_WRITTEN REQUEST_: Keep the pictures out and restate every record exactly.

-- START PROVIDED MATERIAL --

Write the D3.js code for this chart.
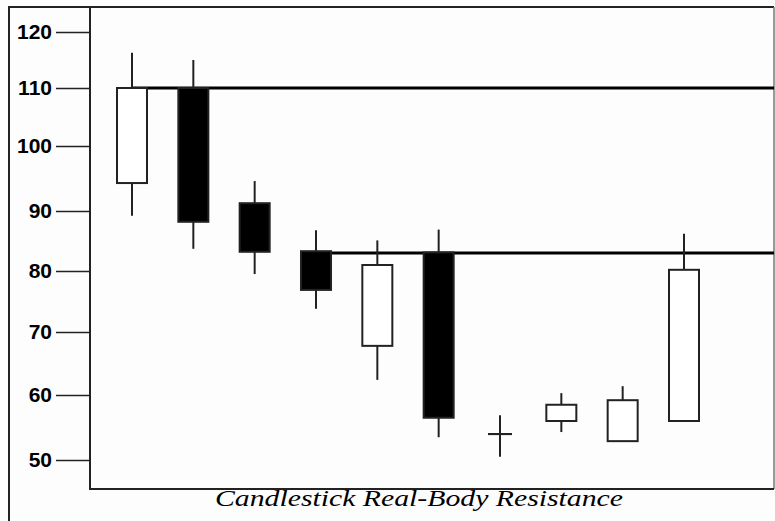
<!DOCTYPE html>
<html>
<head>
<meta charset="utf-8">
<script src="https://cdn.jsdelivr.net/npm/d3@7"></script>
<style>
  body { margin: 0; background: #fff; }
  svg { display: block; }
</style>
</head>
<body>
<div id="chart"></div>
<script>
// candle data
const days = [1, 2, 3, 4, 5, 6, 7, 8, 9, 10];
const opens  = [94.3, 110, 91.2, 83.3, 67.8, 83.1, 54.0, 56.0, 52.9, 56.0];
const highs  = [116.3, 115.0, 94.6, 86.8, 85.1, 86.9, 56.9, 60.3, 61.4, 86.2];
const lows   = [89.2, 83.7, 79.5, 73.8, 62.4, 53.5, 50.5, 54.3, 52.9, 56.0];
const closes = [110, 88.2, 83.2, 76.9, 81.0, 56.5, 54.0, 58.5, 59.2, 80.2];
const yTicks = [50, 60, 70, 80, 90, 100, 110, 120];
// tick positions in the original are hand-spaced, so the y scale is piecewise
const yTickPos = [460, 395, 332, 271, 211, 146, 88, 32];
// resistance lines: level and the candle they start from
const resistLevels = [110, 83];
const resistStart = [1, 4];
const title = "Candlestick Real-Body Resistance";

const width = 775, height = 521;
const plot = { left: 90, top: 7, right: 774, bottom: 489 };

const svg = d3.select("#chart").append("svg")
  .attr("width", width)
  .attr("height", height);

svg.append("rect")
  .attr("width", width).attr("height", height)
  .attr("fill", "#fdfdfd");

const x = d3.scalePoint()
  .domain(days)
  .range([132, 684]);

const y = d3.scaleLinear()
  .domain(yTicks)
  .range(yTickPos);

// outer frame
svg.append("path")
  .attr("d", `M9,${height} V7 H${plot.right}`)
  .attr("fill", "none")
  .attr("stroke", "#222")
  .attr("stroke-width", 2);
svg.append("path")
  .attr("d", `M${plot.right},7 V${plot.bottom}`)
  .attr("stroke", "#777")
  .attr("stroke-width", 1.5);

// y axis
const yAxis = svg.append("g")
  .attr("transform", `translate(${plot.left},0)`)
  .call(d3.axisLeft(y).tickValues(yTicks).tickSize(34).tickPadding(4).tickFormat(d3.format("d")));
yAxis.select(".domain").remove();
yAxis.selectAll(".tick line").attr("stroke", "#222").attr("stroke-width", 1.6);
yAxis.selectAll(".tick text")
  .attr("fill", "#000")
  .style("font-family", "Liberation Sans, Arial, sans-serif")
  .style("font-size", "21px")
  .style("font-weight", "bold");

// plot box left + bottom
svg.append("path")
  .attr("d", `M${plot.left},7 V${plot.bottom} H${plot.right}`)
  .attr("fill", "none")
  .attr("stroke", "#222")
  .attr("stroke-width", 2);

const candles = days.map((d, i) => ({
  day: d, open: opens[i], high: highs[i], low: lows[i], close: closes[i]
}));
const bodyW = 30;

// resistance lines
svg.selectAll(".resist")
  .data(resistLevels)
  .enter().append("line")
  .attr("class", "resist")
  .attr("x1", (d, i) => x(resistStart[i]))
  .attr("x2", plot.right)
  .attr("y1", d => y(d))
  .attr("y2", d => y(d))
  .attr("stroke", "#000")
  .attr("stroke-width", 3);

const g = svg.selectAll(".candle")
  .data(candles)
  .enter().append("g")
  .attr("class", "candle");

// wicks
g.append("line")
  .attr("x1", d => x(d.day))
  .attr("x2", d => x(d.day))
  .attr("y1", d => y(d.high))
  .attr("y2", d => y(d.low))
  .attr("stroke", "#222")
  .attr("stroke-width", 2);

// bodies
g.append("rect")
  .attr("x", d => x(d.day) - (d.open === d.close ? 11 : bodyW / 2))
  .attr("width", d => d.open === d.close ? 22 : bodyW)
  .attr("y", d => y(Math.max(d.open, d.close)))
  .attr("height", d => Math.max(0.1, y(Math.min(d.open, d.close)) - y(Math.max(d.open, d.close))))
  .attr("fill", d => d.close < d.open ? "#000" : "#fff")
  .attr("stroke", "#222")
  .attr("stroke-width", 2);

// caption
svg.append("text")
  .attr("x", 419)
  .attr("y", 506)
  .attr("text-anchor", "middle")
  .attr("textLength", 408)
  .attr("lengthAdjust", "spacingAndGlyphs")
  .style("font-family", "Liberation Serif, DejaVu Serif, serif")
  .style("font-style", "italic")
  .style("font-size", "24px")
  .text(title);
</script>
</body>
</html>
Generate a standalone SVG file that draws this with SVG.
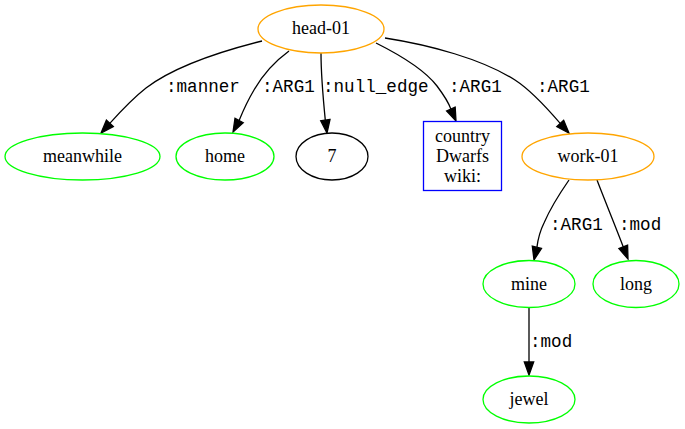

-- END PROVIDED MATERIAL --

_ANSWER TO THE EXERCISE_:
Write the D3.js code for this chart.
<!DOCTYPE html>
<html>
<head>
<meta charset="utf-8">
<script src="https://cdn.jsdelivr.net/npm/d3@7"></script>
<style>
  body { margin: 0; background: #fff; }
  svg { display: block; }
</style>
</head>
<body>
<div id="chart"></div>
<script>
// candle data
const days = [1, 2, 3, 4, 5, 6, 7, 8, 9, 10];
const opens  = [94.3, 110, 91.2, 83.3, 67.8, 83.1, 54.0, 56.0, 52.9, 56.0];
const highs  = [116.3, 115.0, 94.6, 86.8, 85.1, 86.9, 56.9, 60.3, 61.4, 86.2];
const lows   = [89.2, 83.7, 79.5, 73.8, 62.4, 53.5, 50.5, 54.3, 52.9, 56.0];
const closes = [110, 88.2, 83.2, 76.9, 81.0, 56.5, 54.0, 58.5, 59.2, 80.2];
const yTicks = [50, 60, 70, 80, 90, 100, 110, 120];
// tick positions in the original are hand-spaced, so the y scale is piecewise
const yTickPos = [460, 395, 332, 271, 211, 146, 88, 32];
// resistance lines: level and the candle they start from
const resistLevels = [110, 83];
const resistStart = [1, 4];
const title = "Candlestick Real-Body Resistance";

const width = 775, height = 521;
const plot = { left: 90, top: 7, right: 774, bottom: 489 };

const svg = d3.select("#chart").append("svg")
  .attr("width", width)
  .attr("height", height);

svg.append("rect")
  .attr("width", width).attr("height", height)
  .attr("fill", "#fdfdfd");

const x = d3.scalePoint()
  .domain(days)
  .range([132, 684]);

const y = d3.scaleLinear()
  .domain(yTicks)
  .range(yTickPos);

// outer frame
svg.append("path")
  .attr("d", `M9,${height} V7 H${plot.right}`)
  .attr("fill", "none")
  .attr("stroke", "#222")
  .attr("stroke-width", 2);
svg.append("path")
  .attr("d", `M${plot.right},7 V${plot.bottom}`)
  .attr("stroke", "#777")
  .attr("stroke-width", 1.5);

// y axis
const yAxis = svg.append("g")
  .attr("transform", `translate(${plot.left},0)`)
  .call(d3.axisLeft(y).tickValues(yTicks).tickSize(34).tickPadding(4).tickFormat(d3.format("d")));
yAxis.select(".domain").remove();
yAxis.selectAll(".tick line").attr("stroke", "#222").attr("stroke-width", 1.6);
yAxis.selectAll(".tick text")
  .attr("fill", "#000")
  .style("font-family", "Liberation Sans, Arial, sans-serif")
  .style("font-size", "21px")
  .style("font-weight", "bold");

// plot box left + bottom
svg.append("path")
  .attr("d", `M${plot.left},7 V${plot.bottom} H${plot.right}`)
  .attr("fill", "none")
  .attr("stroke", "#222")
  .attr("stroke-width", 2);

const candles = days.map((d, i) => ({
  day: d, open: opens[i], high: highs[i], low: lows[i], close: closes[i]
}));
const bodyW = 30;

// resistance lines
svg.selectAll(".resist")
  .data(resistLevels)
  .enter().append("line")
  .attr("class", "resist")
  .attr("x1", (d, i) => x(resistStart[i]))
  .attr("x2", plot.right)
  .attr("y1", d => y(d))
  .attr("y2", d => y(d))
  .attr("stroke", "#000")
  .attr("stroke-width", 3);

const g = svg.selectAll(".candle")
  .data(candles)
  .enter().append("g")
  .attr("class", "candle");

// wicks
g.append("line")
  .attr("x1", d => x(d.day))
  .attr("x2", d => x(d.day))
  .attr("y1", d => y(d.high))
  .attr("y2", d => y(d.low))
  .attr("stroke", "#222")
  .attr("stroke-width", 2);

// bodies
g.append("rect")
  .attr("x", d => x(d.day) - (d.open === d.close ? 11 : bodyW / 2))
  .attr("width", d => d.open === d.close ? 22 : bodyW)
  .attr("y", d => y(Math.max(d.open, d.close)))
  .attr("height", d => Math.max(0.1, y(Math.min(d.open, d.close)) - y(Math.max(d.open, d.close))))
  .attr("fill", d => d.close < d.open ? "#000" : "#fff")
  .attr("stroke", "#222")
  .attr("stroke-width", 2);

// caption
svg.append("text")
  .attr("x", 419)
  .attr("y", 506)
  .attr("text-anchor", "middle")
  .attr("textLength", 408)
  .attr("lengthAdjust", "spacingAndGlyphs")
  .style("font-family", "Liberation Serif, DejaVu Serif, serif")
  .style("font-style", "italic")
  .style("font-size", "24px")
  .text(title);
</script>
</body>
</html>
Generate a standalone SVG file that draws this with SVG.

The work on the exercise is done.